LifestyleAfter 60 Years, Sisters Forgive Their Elementary School Bully

After 60 Years, Sisters Forgive Their Elementary School Bully

Sister Kathleen Rys, 72, and Lorraine O’Kelly, 70, made amends with their elementary school bully 60 years after he reached out to them to ask for forgiveness. In a touching move, the bullied sisters accepted his apology and even made room for him in their lives.

Bruce Smit, 71, said he and some other boys tormented the Rys sisters and made fun of them whenever they walk the halls at their school. Lorraine and Kathleen were in third and fourth grade when their family moved to Monee, Illinois from Chicago in the 1950s. Being the new kids, they soon found themselves as the outsiders and the sisters thought back to the time and wondered why they were bullied.

They assumed that perhaps it was because they were shy or other students thought they were of American Indian descent (they are Bohemians). They also didn’t fight back. Now looking back, Bruce said he didn’t know how the bullying started. He just remembered the other students avoided the sisters as if they had the plague.

“It was terrible, just terrible. Somehow the whole entire school got against us. Not just one, not just two. The whole entire school. Not one person talked to us. Not one person wanted to get near us,” said Lorraine through tears in an interview with Today.

No one wanted to hang out with them and because of this, they avoided school activities. They didn’t join clubs or participated in sports or go to school dances.

“We couldn’t.
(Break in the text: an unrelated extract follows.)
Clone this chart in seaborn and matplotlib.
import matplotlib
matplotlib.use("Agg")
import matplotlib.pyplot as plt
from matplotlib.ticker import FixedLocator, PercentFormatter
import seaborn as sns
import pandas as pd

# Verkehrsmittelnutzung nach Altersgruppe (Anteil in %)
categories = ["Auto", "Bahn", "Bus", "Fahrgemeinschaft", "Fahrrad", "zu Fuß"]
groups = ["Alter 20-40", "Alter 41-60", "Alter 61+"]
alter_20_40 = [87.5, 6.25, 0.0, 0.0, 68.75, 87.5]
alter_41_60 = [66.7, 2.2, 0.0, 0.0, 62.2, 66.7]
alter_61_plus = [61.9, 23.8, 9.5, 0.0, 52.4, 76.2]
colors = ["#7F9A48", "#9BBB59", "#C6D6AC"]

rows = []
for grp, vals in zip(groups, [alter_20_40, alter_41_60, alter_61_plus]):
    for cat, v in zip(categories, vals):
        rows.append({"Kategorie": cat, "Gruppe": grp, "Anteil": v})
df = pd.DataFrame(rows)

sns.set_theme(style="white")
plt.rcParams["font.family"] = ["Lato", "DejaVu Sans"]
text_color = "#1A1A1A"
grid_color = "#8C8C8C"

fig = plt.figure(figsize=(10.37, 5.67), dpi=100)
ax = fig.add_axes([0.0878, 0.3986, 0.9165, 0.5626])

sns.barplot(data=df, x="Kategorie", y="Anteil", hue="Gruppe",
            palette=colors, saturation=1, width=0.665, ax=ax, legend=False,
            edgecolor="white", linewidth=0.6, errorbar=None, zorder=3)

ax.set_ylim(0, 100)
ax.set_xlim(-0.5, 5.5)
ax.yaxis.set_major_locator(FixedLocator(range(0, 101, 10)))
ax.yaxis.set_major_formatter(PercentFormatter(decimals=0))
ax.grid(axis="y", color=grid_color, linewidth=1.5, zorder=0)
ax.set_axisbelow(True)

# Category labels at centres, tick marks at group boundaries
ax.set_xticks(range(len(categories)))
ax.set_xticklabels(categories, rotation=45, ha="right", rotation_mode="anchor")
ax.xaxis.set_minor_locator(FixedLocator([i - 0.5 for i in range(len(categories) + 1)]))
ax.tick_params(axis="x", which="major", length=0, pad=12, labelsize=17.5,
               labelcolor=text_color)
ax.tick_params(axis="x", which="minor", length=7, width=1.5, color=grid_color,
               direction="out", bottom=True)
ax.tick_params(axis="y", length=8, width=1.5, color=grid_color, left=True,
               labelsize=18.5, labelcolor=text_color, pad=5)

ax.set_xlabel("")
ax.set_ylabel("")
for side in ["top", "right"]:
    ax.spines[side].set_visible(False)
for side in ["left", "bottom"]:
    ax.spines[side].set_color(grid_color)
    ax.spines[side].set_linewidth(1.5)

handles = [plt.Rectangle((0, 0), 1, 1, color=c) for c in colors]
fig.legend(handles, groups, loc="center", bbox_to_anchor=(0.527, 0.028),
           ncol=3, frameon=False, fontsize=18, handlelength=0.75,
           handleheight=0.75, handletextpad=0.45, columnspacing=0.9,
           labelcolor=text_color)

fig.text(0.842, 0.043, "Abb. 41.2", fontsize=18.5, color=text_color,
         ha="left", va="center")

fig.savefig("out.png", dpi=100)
Nobody wanted us. If we walked down the hall, all the kids would huddle on the other side and let us walk by ourselves,” Lorraine added. Kathleen chimed in and revealed that the kids called them “risk” and referred to them as the “untouchables.”

The bullying continued until high school. When Kathleen graduated, she relied on God for strength. The sisters prayed to God even though the shunning carried over into religious education classes and in church.
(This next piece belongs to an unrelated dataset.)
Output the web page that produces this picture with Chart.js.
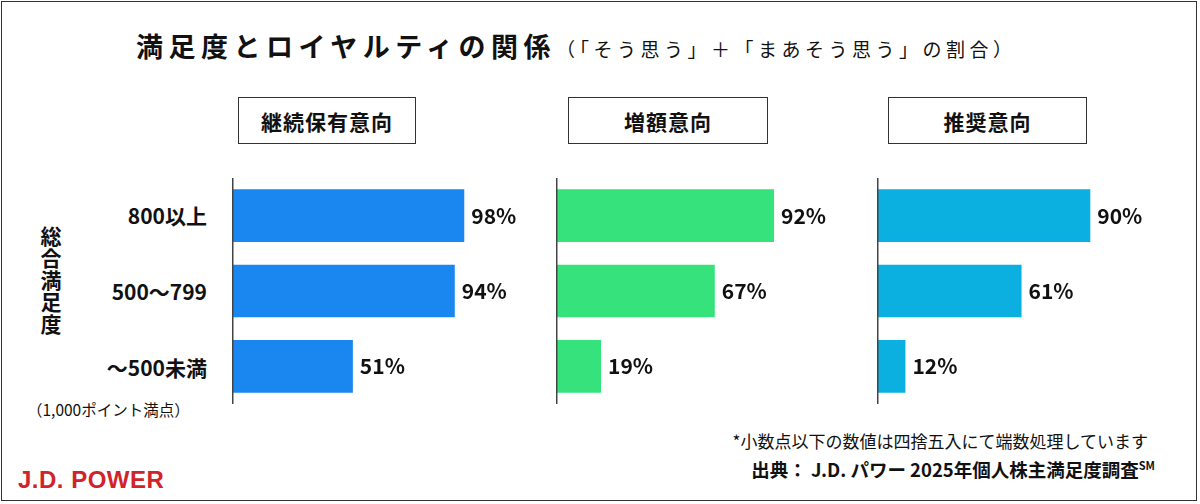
<!DOCTYPE html>
<html><head><meta charset="utf-8">
<script src="https://cdn.jsdelivr.net/npm/chart.js@4/dist/chart.umd.min.js"></script>
<style>
body{margin:0;width:1200px;height:504px;overflow:hidden;background:#fff;font-family:"Noto Sans CJK JP","Noto Sans",sans-serif;color:#111}
#frame{position:absolute;left:1px;top:1px;width:1196px;height:500px;border:1px solid #333;box-sizing:border-box}
.t{position:absolute;white-space:nowrap;font-weight:bold}
.box{position:absolute;border:1.5px solid #333;box-sizing:border-box;display:flex;align-items:center;justify-content:center;font-weight:bold;font-size:21px;letter-spacing:1px}
.cv{position:absolute;top:178px}
.lab{position:absolute;right:993px;font-size:21px;font-weight:bold;transform:translateY(-50%)}
</style></head><body>
<div id="frame"></div>
<div class="t" style="left:136px;top:26px;font-size:27px;letter-spacing:5.5px">満足度とロイヤルティの関係<span style="font-size:19px;font-weight:normal;letter-spacing:4.5px">（「そう思う」＋「まあそう思う」の割合）</span></div>
<div class="box" style="left:238px;top:97px;width:178px;height:47px">継続保有意向</div>
<div class="box" style="left:568px;top:97px;width:200px;height:47px">増額意向</div>
<div class="box" style="left:888px;top:97px;width:199px;height:47px">推奨意向</div>
<div class="lab" style="top:215px">800以上</div>
<div class="lab" style="top:291px">500～799</div>
<div class="lab" style="top:367px">～500未満</div>
<div class="t" style="left:36px;top:226px;font-size:21px;writing-mode:vertical-rl;letter-spacing:1px">総合満足度</div>
<div class="t" style="left:27px;top:398px;font-size:15.5px;font-weight:normal">（1,000ポイント満点）</div>
<div class="t" style="right:52px;top:428px;font-size:17px;font-weight:normal">*小数点以下の数値は四捨五入にて端数処理しています</div>
<div class="t" style="right:45px;top:456px;font-size:18.5px">出典：  J.D. パワー 2025年個人株主満足度調査<sup style="font-size:11px">SM</sup></div>
<div class="t" style="left:18px;top:466px;font-size:24px;color:#d0232a;font-family:'Liberation Sans',sans-serif;letter-spacing:0.5px">J.D. POWER</div>
<canvas id="c1" class="cv" style="left:231px" width="310" height="226"></canvas>
<canvas id="c2" class="cv" style="left:555px" width="310" height="226"></canvas>
<canvas id="c3" class="cv" style="left:876px" width="310" height="226"></canvas>
<script>
const categories=["800以上","500～799","～500未満"];
const retention=[98,94,51];
const increase=[92,67,19];
const recommend=[90,61,12];
const colors=["#1a86f0","#35e27c","#0bafe0"];
const plug={id:'p',afterDatasetsDraw(ch){const c=ch.ctx,a=ch.chartArea;
 c.save();c.strokeStyle='#444';c.lineWidth=1.5;c.beginPath();c.moveTo(a.left+0.75,a.top);c.lineTo(a.left+0.75,a.bottom);c.stroke();
 c.fillStyle='#111';c.font='bold 21px "Noto Sans CJK JP","Noto Sans",sans-serif';c.textBaseline='middle';
 ch.getDatasetMeta(0).data.forEach((b,i)=>c.fillText(ch.data.datasets[0].data[i]+'%',b.x+7,b.y));c.restore();}};
function mk(id,data,col){new Chart(document.getElementById(id),{type:'bar',
 data:{labels:categories,datasets:[{data:data,backgroundColor:col,barPercentage:0.7,categoryPercentage:1}]},
 options:{indexAxis:'y',responsive:false,animation:false,layout:{padding:{left:1,right:72}},
  plugins:{legend:{display:false},tooltip:{enabled:false}},
  scales:{x:{display:false,min:0,max:100},y:{display:false}}},plugins:[plug]});}
mk('c1',retention,colors[0]);mk('c2',increase,colors[1]);mk('c3',recommend,colors[2]);
</script></body></html>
“We prayed to God because we knew at least he loved us,” Lorraine said.

Bruce was among those who teased the girls and the memory left him with so much guilt which he carried with him in the past 50 or so years. He opened up about his remorse with his wife, who staged an intervention. She searched the internet for the sisters and when she found them, arranged for Bruce to meet up with the Rys.
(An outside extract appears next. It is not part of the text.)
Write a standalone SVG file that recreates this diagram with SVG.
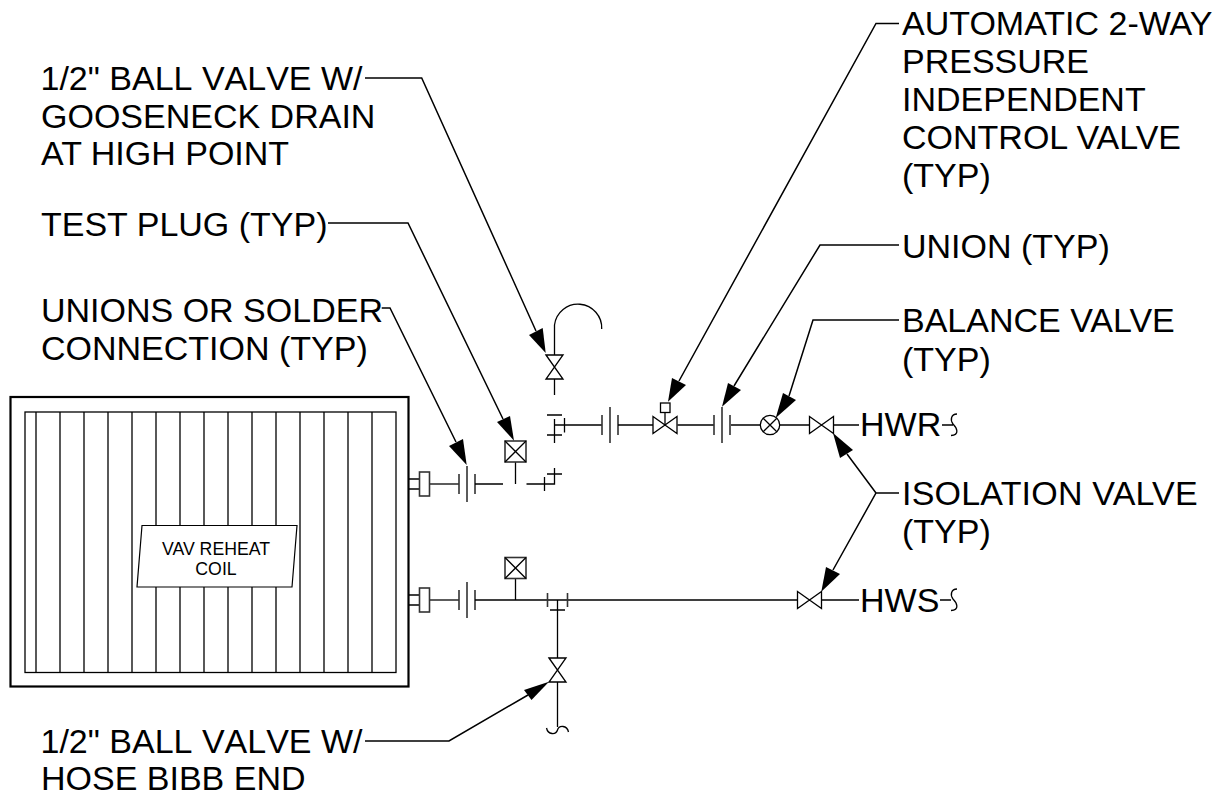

“We were cruel. And for apparently no reason other than following the crowd,” Bruce said.

“Bruce would just start to cry at times. He’d wonder what happened to the sisters if they landed OK,” Bruce’s wife Tammy said.

They finally met and Bruce was overwhelmed with emotions when the sisters forgave him. He expressed his shame and embarrassment but thanked God that he was able to ask for an apology in person.

“This is a beautiful thing. It’s like a beautiful grace. It’s just wonderful that a person from 60 years ago can ask for forgiveness. It’s like a miracle to us. It’s a healing to us,” Lorraine said.

The reunion and forgiveness paved the way for a new friendship between the Rys sisters and the Smits. The sisters forgave Bruce because “God forgives.”